[Work to complete]: For the material that follows, list every line containing the word "chart".
──────────
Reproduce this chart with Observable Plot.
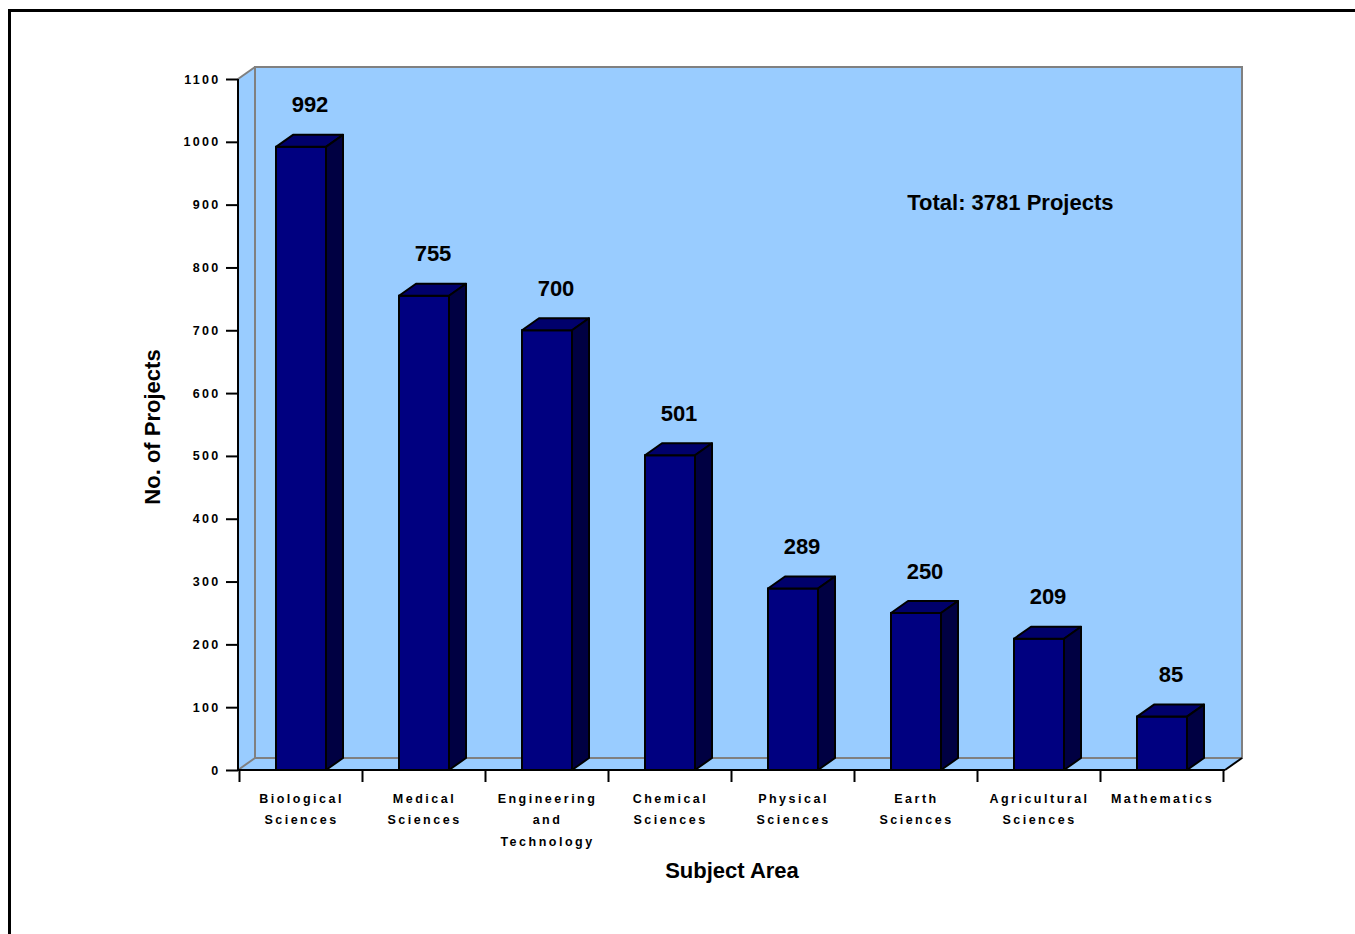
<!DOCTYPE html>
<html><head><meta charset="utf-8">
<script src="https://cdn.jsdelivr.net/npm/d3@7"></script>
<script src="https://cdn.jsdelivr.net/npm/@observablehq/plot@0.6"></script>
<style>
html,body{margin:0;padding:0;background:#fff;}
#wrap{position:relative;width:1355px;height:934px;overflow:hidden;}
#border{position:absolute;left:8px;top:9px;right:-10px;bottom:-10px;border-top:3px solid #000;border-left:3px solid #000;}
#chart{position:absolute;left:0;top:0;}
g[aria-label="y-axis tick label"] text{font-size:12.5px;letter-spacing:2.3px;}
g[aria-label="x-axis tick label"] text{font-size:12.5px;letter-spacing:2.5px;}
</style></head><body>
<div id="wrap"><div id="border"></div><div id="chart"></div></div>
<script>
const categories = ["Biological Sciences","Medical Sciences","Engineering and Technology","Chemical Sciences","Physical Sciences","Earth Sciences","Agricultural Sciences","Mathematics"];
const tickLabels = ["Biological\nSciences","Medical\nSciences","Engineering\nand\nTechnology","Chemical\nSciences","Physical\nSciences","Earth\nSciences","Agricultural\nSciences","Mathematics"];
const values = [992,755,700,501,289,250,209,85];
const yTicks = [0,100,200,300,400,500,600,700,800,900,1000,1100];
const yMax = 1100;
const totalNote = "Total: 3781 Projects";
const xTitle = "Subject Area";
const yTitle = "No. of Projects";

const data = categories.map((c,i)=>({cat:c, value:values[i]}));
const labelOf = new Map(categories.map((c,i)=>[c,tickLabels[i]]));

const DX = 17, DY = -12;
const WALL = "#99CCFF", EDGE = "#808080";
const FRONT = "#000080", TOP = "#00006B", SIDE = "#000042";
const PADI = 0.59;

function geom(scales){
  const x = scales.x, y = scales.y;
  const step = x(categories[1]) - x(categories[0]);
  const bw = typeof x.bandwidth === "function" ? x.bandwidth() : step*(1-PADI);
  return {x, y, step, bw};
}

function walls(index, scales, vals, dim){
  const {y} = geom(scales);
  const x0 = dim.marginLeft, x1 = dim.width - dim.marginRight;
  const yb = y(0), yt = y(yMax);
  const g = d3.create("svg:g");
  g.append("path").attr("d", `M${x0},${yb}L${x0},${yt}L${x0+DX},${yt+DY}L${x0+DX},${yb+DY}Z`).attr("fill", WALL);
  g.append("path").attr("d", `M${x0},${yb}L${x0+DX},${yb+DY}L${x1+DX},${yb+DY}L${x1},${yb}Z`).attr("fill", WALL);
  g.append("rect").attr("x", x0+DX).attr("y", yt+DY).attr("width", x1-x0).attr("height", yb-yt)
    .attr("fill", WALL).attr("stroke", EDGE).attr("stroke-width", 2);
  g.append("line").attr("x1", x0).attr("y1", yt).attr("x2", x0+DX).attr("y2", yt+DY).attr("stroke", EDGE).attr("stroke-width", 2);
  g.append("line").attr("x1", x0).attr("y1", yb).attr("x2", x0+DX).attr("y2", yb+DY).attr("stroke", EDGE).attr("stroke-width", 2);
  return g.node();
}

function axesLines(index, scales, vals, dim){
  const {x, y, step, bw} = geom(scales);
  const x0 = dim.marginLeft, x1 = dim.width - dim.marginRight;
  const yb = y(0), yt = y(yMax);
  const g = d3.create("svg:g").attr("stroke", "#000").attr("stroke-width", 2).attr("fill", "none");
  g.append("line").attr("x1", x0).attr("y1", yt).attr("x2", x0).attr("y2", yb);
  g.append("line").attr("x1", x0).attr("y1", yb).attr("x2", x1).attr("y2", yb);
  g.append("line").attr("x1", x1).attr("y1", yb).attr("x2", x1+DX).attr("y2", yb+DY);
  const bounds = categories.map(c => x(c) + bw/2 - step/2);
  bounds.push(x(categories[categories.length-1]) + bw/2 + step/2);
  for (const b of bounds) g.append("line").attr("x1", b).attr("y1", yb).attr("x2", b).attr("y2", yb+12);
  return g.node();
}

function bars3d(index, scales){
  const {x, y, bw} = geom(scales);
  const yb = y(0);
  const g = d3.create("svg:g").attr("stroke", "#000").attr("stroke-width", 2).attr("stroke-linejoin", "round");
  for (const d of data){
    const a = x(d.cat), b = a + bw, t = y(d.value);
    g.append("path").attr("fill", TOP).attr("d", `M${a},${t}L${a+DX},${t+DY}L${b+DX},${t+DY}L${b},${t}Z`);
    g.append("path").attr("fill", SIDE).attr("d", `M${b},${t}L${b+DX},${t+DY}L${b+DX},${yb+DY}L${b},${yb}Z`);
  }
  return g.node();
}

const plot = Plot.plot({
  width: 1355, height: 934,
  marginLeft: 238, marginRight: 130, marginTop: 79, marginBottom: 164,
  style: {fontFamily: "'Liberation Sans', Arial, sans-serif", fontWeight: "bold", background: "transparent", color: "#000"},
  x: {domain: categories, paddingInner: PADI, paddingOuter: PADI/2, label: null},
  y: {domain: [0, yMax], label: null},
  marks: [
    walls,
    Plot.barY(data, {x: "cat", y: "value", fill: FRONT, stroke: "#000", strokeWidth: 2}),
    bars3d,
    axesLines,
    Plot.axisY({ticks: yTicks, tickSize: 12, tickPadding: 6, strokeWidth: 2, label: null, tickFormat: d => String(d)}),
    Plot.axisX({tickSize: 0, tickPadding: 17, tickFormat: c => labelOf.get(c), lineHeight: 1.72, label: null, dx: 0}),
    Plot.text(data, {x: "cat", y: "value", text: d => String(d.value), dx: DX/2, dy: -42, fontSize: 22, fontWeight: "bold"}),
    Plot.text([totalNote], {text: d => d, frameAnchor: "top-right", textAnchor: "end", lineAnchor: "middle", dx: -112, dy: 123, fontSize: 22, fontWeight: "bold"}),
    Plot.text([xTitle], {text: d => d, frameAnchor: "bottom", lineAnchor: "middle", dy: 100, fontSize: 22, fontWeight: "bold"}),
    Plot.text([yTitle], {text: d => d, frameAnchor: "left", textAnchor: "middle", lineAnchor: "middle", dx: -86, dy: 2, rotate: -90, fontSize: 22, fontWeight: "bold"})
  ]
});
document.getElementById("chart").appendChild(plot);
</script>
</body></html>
──────────
[Output of the exercise]:
Reproduce this chart with Observable Plot.
#chart{position:absolute;left:0;top:0;}
<div id="wrap"><div id="border"></div><div id="chart"></div></div>
document.getElementById("chart").appendChild(plot);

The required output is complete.